**Job**:
Which lines include the word "this"? Copy each of them.

[Rows from a dataset]
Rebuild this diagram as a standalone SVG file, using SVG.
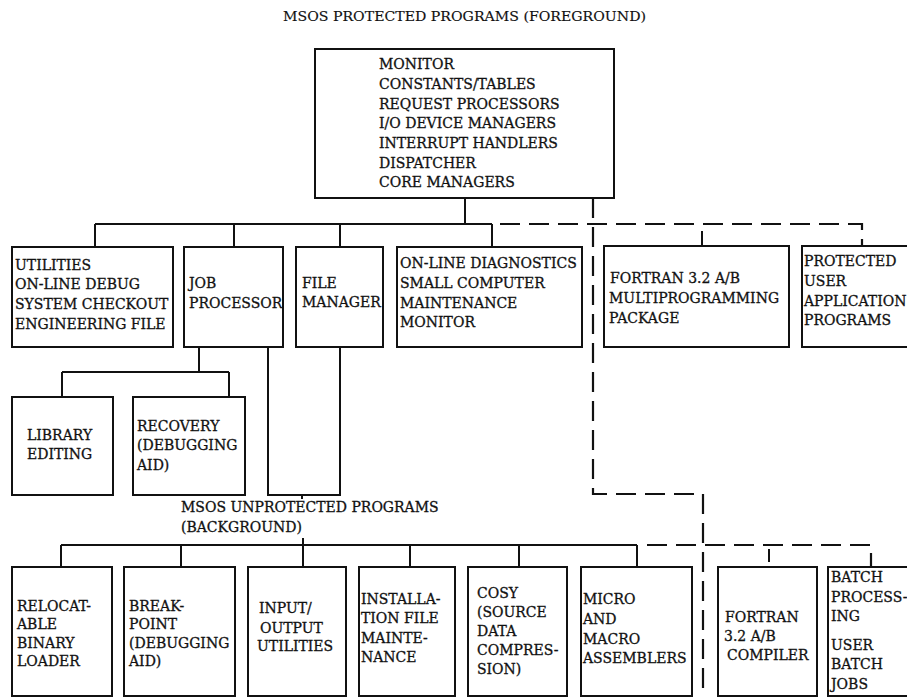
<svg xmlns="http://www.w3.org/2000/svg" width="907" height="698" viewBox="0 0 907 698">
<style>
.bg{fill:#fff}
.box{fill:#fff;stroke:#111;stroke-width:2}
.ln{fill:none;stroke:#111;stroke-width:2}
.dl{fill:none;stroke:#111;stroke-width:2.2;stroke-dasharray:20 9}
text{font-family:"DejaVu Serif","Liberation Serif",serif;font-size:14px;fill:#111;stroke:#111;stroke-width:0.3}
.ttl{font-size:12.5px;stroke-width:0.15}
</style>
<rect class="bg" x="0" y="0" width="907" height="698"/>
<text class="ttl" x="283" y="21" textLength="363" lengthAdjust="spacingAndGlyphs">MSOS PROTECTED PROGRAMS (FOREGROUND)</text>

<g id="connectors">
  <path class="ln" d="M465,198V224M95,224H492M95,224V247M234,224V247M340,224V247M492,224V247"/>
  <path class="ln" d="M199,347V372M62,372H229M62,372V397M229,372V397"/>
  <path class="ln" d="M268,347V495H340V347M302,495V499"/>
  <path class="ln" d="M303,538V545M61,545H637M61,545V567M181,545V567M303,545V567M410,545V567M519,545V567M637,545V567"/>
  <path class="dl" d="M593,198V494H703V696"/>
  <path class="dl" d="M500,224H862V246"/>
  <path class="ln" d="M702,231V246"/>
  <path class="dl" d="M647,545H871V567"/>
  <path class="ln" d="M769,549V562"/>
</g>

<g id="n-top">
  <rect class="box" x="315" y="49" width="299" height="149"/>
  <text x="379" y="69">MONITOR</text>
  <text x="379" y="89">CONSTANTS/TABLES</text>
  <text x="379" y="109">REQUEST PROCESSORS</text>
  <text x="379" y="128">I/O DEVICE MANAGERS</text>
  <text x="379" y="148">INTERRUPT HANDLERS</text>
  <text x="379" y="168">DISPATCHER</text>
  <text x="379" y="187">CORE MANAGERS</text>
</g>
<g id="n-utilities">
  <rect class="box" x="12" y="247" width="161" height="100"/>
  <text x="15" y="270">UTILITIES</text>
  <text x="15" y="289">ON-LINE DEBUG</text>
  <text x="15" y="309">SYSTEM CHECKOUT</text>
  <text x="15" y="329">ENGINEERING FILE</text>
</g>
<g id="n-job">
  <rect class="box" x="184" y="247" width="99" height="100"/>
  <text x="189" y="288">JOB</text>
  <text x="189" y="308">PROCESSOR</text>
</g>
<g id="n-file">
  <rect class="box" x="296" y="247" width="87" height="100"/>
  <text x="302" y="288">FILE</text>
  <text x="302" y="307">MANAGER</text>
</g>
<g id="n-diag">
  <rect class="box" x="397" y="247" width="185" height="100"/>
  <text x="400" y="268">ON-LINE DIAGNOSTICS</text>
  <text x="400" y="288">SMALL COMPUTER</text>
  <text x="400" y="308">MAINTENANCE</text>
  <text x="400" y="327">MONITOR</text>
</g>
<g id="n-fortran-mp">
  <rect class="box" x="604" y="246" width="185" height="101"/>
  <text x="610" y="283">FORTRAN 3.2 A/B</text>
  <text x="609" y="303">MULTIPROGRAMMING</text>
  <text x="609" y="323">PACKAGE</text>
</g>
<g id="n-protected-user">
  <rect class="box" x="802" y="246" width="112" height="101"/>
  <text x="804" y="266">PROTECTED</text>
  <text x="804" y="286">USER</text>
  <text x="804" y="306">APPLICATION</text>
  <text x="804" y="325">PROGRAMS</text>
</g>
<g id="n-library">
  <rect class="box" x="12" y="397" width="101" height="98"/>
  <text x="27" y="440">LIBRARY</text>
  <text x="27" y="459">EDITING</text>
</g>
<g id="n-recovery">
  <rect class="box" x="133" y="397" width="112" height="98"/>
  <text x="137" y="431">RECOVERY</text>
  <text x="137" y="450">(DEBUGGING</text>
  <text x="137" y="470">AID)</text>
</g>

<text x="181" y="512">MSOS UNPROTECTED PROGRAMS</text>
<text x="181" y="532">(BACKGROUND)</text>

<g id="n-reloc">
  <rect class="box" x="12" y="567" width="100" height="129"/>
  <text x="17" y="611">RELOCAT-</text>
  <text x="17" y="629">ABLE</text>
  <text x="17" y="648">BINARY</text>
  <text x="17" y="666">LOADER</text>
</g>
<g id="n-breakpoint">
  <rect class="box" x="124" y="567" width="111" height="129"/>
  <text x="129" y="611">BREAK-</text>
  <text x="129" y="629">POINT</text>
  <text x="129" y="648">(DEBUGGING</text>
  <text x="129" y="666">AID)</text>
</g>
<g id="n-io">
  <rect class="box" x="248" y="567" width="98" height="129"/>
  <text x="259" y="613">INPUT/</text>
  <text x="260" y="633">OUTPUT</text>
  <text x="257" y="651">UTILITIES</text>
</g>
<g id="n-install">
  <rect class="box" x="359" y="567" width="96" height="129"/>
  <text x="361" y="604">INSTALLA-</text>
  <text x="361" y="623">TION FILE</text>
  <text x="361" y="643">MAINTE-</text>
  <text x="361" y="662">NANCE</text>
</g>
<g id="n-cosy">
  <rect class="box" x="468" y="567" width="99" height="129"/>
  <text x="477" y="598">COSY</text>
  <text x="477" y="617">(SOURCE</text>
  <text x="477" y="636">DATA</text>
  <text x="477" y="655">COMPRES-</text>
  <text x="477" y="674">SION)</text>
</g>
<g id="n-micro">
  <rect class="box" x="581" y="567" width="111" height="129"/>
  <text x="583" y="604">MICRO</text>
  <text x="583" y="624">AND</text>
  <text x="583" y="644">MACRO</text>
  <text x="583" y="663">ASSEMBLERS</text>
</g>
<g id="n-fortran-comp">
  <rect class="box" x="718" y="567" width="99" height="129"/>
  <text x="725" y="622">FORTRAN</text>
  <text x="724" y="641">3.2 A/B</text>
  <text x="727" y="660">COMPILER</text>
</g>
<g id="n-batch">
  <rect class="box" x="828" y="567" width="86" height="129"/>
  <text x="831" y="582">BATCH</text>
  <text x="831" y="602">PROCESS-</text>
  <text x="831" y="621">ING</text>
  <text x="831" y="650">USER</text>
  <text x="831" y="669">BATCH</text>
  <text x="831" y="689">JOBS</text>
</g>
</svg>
==
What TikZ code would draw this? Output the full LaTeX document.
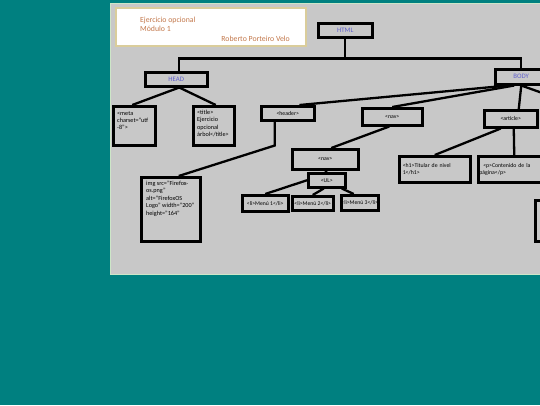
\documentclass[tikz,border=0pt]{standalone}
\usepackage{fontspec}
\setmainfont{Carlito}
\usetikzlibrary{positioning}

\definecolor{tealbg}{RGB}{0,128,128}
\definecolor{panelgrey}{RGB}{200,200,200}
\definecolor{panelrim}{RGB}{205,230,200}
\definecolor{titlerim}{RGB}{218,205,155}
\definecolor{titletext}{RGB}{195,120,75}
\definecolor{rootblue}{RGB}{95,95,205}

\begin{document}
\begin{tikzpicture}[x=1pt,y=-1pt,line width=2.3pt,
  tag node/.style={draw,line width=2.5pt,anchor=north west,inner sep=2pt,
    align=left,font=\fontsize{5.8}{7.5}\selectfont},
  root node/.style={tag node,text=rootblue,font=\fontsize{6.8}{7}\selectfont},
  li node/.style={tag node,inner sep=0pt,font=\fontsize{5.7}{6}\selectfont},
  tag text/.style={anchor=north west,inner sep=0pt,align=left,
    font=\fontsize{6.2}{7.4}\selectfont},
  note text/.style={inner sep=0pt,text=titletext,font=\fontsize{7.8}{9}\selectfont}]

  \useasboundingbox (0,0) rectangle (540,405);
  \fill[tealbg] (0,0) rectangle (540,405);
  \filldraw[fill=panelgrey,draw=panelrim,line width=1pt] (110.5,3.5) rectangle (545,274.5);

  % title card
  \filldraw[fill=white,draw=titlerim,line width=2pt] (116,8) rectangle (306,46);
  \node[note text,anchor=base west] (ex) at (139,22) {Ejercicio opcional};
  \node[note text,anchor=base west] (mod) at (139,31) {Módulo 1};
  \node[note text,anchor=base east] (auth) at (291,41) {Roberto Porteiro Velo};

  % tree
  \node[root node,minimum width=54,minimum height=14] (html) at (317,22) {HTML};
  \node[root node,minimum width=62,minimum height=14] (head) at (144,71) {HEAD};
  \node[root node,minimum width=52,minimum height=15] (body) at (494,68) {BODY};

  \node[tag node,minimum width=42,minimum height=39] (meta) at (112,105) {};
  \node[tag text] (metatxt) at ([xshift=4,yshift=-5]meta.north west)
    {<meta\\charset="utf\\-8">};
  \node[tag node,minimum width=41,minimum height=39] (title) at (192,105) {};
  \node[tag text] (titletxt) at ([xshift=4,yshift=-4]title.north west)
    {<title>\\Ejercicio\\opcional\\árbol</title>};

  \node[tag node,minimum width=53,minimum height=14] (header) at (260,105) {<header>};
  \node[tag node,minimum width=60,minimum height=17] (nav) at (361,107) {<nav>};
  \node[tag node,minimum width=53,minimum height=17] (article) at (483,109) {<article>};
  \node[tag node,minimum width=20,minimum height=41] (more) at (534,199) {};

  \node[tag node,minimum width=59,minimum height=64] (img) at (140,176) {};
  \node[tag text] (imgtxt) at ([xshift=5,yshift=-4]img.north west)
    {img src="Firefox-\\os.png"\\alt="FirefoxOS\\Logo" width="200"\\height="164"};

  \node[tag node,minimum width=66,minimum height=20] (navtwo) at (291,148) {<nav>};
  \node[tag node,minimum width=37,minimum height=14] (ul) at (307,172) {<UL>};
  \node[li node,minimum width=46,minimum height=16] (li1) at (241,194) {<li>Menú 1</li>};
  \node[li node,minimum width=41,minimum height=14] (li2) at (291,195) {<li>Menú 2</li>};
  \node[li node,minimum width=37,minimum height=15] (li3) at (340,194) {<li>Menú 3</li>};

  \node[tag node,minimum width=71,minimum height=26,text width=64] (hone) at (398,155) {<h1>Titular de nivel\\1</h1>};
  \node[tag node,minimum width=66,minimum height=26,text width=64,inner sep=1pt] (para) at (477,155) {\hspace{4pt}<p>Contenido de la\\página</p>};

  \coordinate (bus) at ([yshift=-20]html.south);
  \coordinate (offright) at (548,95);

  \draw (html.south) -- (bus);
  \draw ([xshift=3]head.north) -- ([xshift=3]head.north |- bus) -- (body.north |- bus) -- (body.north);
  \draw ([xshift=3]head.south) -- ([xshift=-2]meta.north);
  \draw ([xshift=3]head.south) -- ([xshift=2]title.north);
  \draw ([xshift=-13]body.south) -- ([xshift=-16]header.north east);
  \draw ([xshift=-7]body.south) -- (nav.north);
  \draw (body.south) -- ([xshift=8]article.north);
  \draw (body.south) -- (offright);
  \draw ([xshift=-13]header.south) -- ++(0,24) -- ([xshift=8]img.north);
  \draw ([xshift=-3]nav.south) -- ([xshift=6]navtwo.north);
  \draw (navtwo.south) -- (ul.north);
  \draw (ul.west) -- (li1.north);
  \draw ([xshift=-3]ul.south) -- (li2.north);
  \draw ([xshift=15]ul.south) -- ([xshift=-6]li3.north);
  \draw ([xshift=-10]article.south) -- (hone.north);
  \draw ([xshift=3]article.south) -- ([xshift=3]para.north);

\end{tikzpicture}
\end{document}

**Written response**:
Rebuild this diagram as a standalone SVG file, using SVG.
What TikZ code would draw this? Output the full LaTeX document.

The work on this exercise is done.